Notes has profiled vintages of The Sheriff from 2013 and 2015 for sure, and I’m not quite sure how I missed the 2014 along the way. It’s a rich, well-balanced red blend, and long-time readers may nod remembering those previous reviews. Buena Vista Winery is my favorite in Sonoma and carries great memories of adventures and wines past, in equal measure.
The 2013 I described as a “kitchen sink” red because of its unique blending of grapes, and the 2016 follows a similar pattern of success. This vintage is a mix of Petite Sirah (34%), Cabernet Sauvignon (33%), Grenache (14%), Syrah (11%), Petite Verdot (5%), Mission (2%), and Cabernet Franc (1%). Like the other vintages, the 2016 Sheriff is weighty, from the heft of the bottle and its special badge design to the wine itself. Purple flavors tumble out of this bottle, with some blackberry and dark chocolate notes figuring prominently. Compared to, say, a Michael David red blend, the 2016 Sheriff has a bit more of the Syrah that comes through it in your tasting. It is even, measured, and has faint traces of some other spices in the glass. Really nice wine overall…
…and I had it with a garden salad (arugula with some spinach) and a grilled steak. Just what the doctor ordered after 10 long days on the road for work. I invested far too much of myself in this travel and was nearly tired to the point of intoxication before I tasted even sip one. That said, I made time to slow down and sample amply.
Here’s how the winemaker explains the makeup of the 2016 Sheriff: “The varietals that compose the blend are harvested from vineyards throughout the county, including the Alexander Valley, the Sonoma Valley, Rockpile and Dry Creek. The individual varietals were aged separately in a variety of new and neutral oak barrels before being blended prior to bottling.”
For those interested in the fine details, that’s 10 months in French, American, and Hungarian oak (15% new oak). For those interested in the overall effect, it’s noteworthy. A great welcome home gift and much appreciated by this fan of good grapes.
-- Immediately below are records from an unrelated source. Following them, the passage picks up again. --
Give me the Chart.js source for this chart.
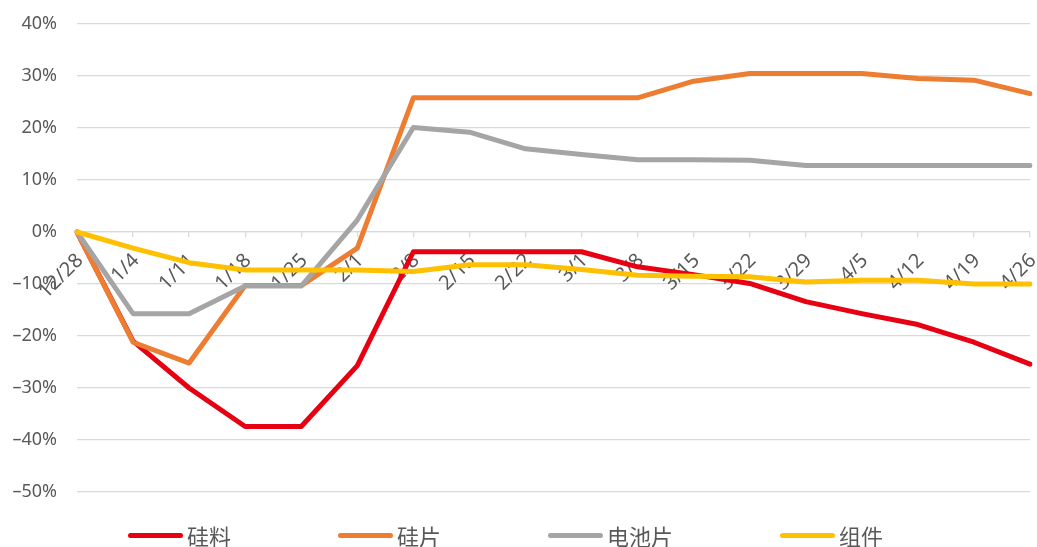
<!DOCTYPE html>
<html>
<head>
<meta charset="utf-8">
<script src="https://cdn.jsdelivr.net/npm/chart.js@4.4.0/dist/chart.umd.min.js"></script>
<style>
  html, body { margin: 0; padding: 0; background: #ffffff; }
  #wrap { position: relative; width: 1037px; height: 547px; }
  #chart { position: absolute; left: 0; top: 0; }
  #legend {
    position: absolute; left: 128px; top: 522px; height: 26px;
    display: flex; align-items: center;
    font-family: "Noto Sans CJK SC", sans-serif; font-size: 22px; color: #595959;
  }
  .item { display: flex; align-items: center; margin-right: 107px; white-space: nowrap; }
  .swatch { display: inline-block; width: 55px; height: 5px; border-radius: 3px; margin-right: 4px; }
</style>
</head>
<body>
<div id="wrap">
  <canvas id="chart" width="1037" height="547"></canvas>
  <div id="legend"></div>
</div>
<script>
// Weekly dates
const weeks = ['12/28','1/4','1/11','1/18','1/25','2/1','2/8','2/15','2/22','3/1','3/8','3/15','3/22','3/29','4/5','4/12','4/19','4/26'];

// Cumulative price change since 12/28, in percent
const silicon = [0, -21.0, -30.0, -37.4, -37.4, -25.7, -3.8, -3.8, -3.8, -3.8, -6.7, -8.2, -9.9, -13.4, -15.7, -17.8, -21.2, -25.4];
const wafer   = [0, -21.2, -25.2, -10.3, -10.3, -3.1, 25.8, 25.8, 25.8, 25.8, 25.8, 29.0, 30.5, 30.5, 30.5, 29.5, 29.2, 26.6];
const cell    = [0, -15.7, -15.7, -10.4, -10.4, 2.3, 20.1, 19.2, 16.0, 14.9, 13.9, 13.9, 13.8, 12.8, 12.8, 12.8, 12.8, 12.8];
const module_ = [0, -3.1, -5.9, -7.3, -7.3, -7.3, -7.6, -6.3, -6.3, -7.2, -8.3, -8.5, -8.6, -9.6, -9.3, -9.3, -10.0, -10.0];

// Y-axis tick values
const yTicks = [40, 30, 20, 10, 0, -10, -20, -30, -40, -50];

const seriesNames = ['硅料', '硅片', '电池片', '组件'];
const seriesColors = ['#E60012', '#ED7D31', '#A5A5A5', '#FFC000'];
const seriesData = [silicon, wafer, cell, module_];

const datasets = seriesData.map((d, i) => ({
  label: seriesNames[i],
  data: d,
  borderColor: seriesColors[i],
  backgroundColor: seriesColors[i],
  borderWidth: 5,
  pointRadius: 0,
  pointHoverRadius: 0,
  tension: 0,
  fill: false,
  borderCapStyle: 'round',
  borderJoinStyle: 'round',
  order: seriesData.length - i
}));

const gridColor = '#D9D9D9';
const textColor = '#595959';

const chart = new Chart(document.getElementById('chart'), {
  type: 'line',
  data: { labels: weeks, datasets },
  options: {
    responsive: false,
    animation: false,
    layout: { padding: { left: 10, right: 7, top: 24, bottom: 55 } },
    plugins: {
      legend: { display: false },
      tooltip: { enabled: false }
    },
    scales: {
      x: {
        type: 'category',
        offset: false,
        position: { y: 0 },
        z: 1,
        afterFit: (scale) => {
          // rotated labels sit inside the plot, so no extra side padding
          scale.paddingLeft = 0;
          scale.paddingRight = 0;
          scale.paddingTop = 0;
          scale.paddingBottom = 0;
        },
        grid: {
          drawOnChartArea: false,
          drawTicks: true,
          tickLength: 5,
          color: gridColor,
          lineWidth: 1.3
        },
        border: { display: true, color: gridColor, width: 1.3 },
        ticks: {
          autoSkip: false,
          maxRotation: 45,
          minRotation: 45,
          padding: 12,
          labelOffset: 3,
          color: textColor,
          font: { family: '"Noto Sans", sans-serif', size: 20 }
        }
      },
      y: {
        min: -50,
        max: 40,
        afterBuildTicks: (axis) => { axis.ticks = yTicks.map(v => ({ value: v })); },
        afterFit: (scale) => {
          // fixed label column width; layout padding handles the top edge
          scale.width = 67;
          scale.paddingTop = 0;
          scale.paddingBottom = 0;
        },
        grid: { color: gridColor, lineWidth: 1.3, drawTicks: false },
        border: { display: false },
        ticks: {
          padding: 20,
          color: textColor,
          font: { family: '"Noto Sans", sans-serif', size: 18 },
          callback: (v) => (v < 0 ? '\u2013' + Math.abs(v) : v) + '%'
        }
      }
    }
  }
});

// Legend built from the chart's datasets
const legendEl = document.getElementById('legend');
chart.data.datasets.forEach((ds) => {
  const item = document.createElement('span');
  item.className = 'item';
  const sw = document.createElement('span');
  sw.className = 'swatch';
  sw.style.background = ds.borderColor;
  const txt = document.createElement('span');
  txt.textContent = ds.label;
  item.appendChild(sw);
  item.appendChild(txt);
  legendEl.appendChild(item);
});
</script>
</body>
</html>
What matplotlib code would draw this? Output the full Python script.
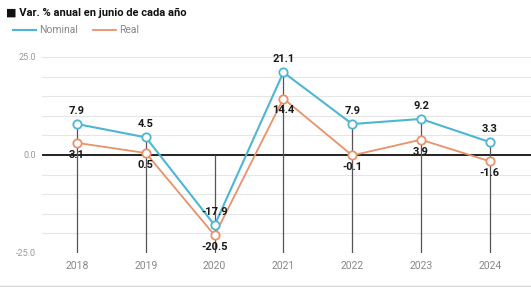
import matplotlib
matplotlib.use('Agg')
import matplotlib.pyplot as plt
import numpy as np

plt.rcParams['font.family'] = ['Roboto', 'DejaVu Sans']

years = [2018, 2019, 2020, 2021, 2022, 2023, 2024]
nominal = [7.9, 4.5, -17.9, 21.1, 7.9, 9.2, 3.3]
real = [3.1, 0.5, -20.5, 14.4, -0.1, 3.9, -1.6]
y_ticks = [25.0, 0.0, -25.0]

blue = '#4db6d3'
orange = '#e9916a'

fig = plt.figure(figsize=(5.31, 2.87), dpi=100)
ax = fig.add_axes([42 / 531, 34 / 287, 1 - 42 / 531, 196 / 287])

# light horizontal grid every 5
for g in np.arange(-25, 26, 5):
    ax.axhline(g, color='#e6e6e6', lw=0.8, zorder=0)
ax.axhline(0, color='#222222', lw=1.4, zorder=1)

# vertical drop lines
tops = [max(v, 0) for v in nominal]
ax.vlines(years, -25, tops, color='#555555', lw=0.9, zorder=1)

ax.plot(years, nominal, color=blue, lw=1.5, marker='o', ms=6,
        mfc='white', mec=blue, mew=1.3, zorder=3, label='Nominal', clip_on=False)
ax.plot(years, real, color=orange, lw=1.3, marker='o', ms=6,
        mfc='white', mec=orange, mew=1.3, zorder=2, label='Real', clip_on=False)

for x, v in zip(years, nominal):
    ax.annotate(f'{v:.1f}', (x, v), xytext=(0, 6), textcoords='offset points',
                ha='center', va='bottom', fontsize=8, fontweight='bold', color='#1a1a1a', zorder=5)
for x, v in zip(years, real):
    ax.annotate(f'{v:.1f}', (x, v), xytext=(0, -5), textcoords='offset points',
                ha='center', va='top', fontsize=8, fontweight='bold', color='#1a1a1a', zorder=5)

ax.set_xlim(2017.49, 2024.6)
ax.set_ylim(-25, 25)
ax.set_yticks(y_ticks)
ax.set_yticklabels([f'{t:.1f}' for t in y_ticks], fontsize=6.5, color='#999999')
ax.set_xticks(years)
ax.set_xticklabels([str(y) for y in years], fontsize=7.5, color='#888888')
ax.tick_params(length=0, pad=6)
ax.tick_params(axis='y', pad=4)
for s in ax.spines.values():
    s.set_visible(False)

fig.text(0.012, 0.955, '\u25a0 Var. % anual en junio de cada año', fontsize=8,
         fontweight='bold', color='#111111', va='center')

leg = fig.legend(loc='upper left', bbox_to_anchor=(0.022, 0.915), ncol=2, frameon=False,
                 fontsize=7.5, handlelength=2.2, columnspacing=1.5, handletextpad=0.3,
                 borderaxespad=0, borderpad=0.1)
for h in leg.legend_handles:
    h.set_marker('')
for t in leg.get_texts():
    t.set_color('#888888')

fig.add_artist(plt.Line2D([0.0, 1.0], [0.004, 0.004], color='#d5d5d5', lw=1))

fig.savefig('out.png', dpi=100)
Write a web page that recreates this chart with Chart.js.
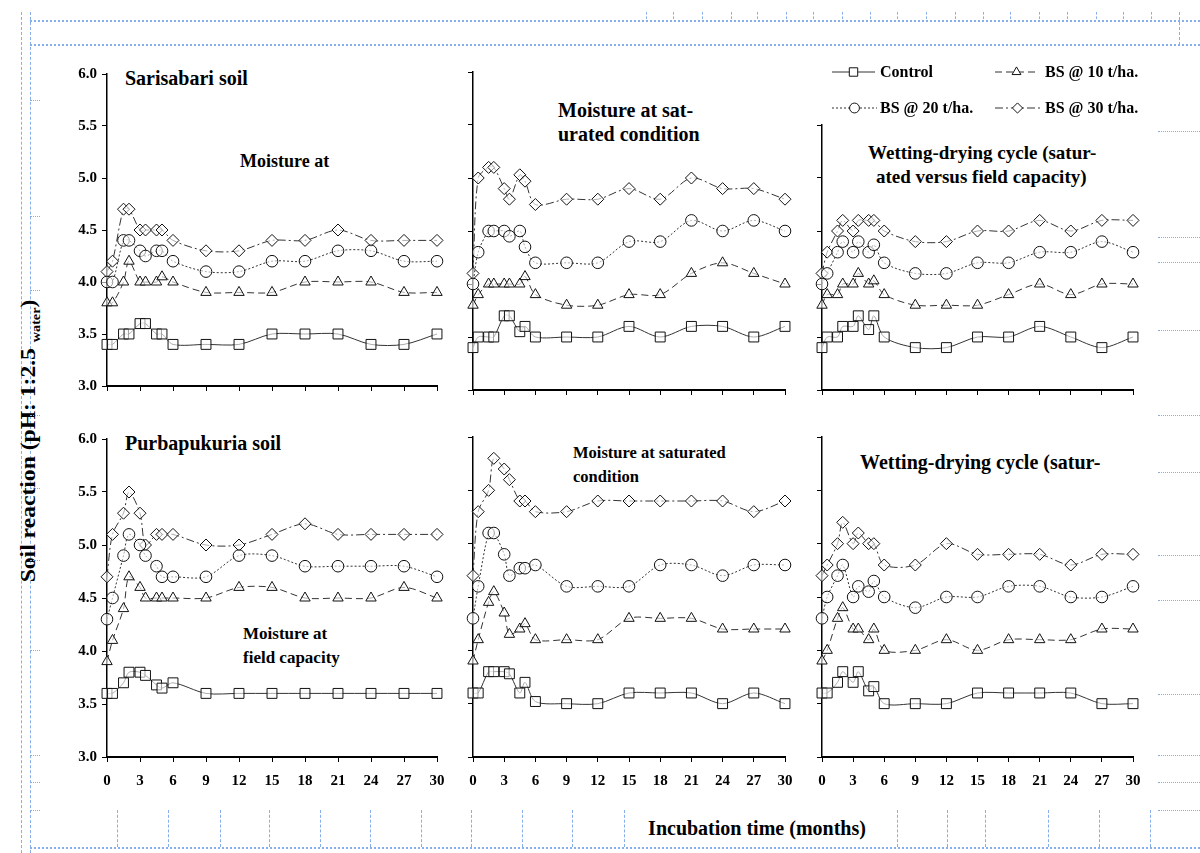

Amarone is special wine, made in a classic style (ie, drying grapes prior to fermentation) that has spanned centuries and dates back to the first days of winemaking–some reports say as far as 4th Century BC. The Venetians are usually acknowledged as the masters of Amarone, specifically, and that means this Italian red has old world charm in spades.
Aged for a minimum of two years, Amarone often has a higher sugar content than other reds and thus is stronger vino. It’s also relatively pricey because of the amount of fruit used in the process. If you’re interested in a longer explanation of the Amarone method, just click here for Notes‘ quick take on the topic…but we’re moving on to the present. This bottle came out on a Friday night, a badly needed wine experience that put a long week into the rear view mirror, if only for a few hours.
It accompanied a simple meal of seasoned pork chops (little bit of spice rub; plus salt, crushed black pepper, and a garlic/lemon salt blend) and white rice. The pork was on the grill about a minute too long, and the fruity La Giaretta helped compensate and add just a bit of juice into each bite. The Amarone is rich, it is intense, and it packs a hint of the raisin smell that I have attributed to such bottles in the past. It is a lovely drink and makes for great complement to your evening. This one originates from Amarone della Volpolicella, Italy, and I’m certainly interested in adding more to my wine rack. Thanks for reading – and be sure to tell a friend. Nothing like sharing good wine!
It’s The Prisoner who started off our evening, a 2015 purchased along with a few other Phinney red blends that will be opened during this Christmas season. The Prisoner made a Thanksgiving appearance, too, enjoyed by long-time friends and family gathered for delicious bird and festivities.
While I opted for a comparable Buena Vista red on that occasion, this evening I went with the Prisoner Wine Company offering. The delicious, rich taste of the red overcame a rookie mistake: the bottle had sat in cold, December temperatures for several hours and I didn’t allow it to warm up enough when first serving. Once the wine had warmed in the glass, its true character–big cherry and chocolate notes–were much more apparent on the nose and to the taste.
It accompanied hors de oeuvres (essentially cheese and crackers), and our three glasses quickly dented and polished off this 2015. The taste? The Prisoner you may already know, but if not suffice it to say it is vintage red blend, a mix of Bing cherry, chocolate, black raspberry, and warm spices. Not earthy notes but more baking-type accents. Its finish is very smooth and leaves that cherry as a sign-off. Always a great treat!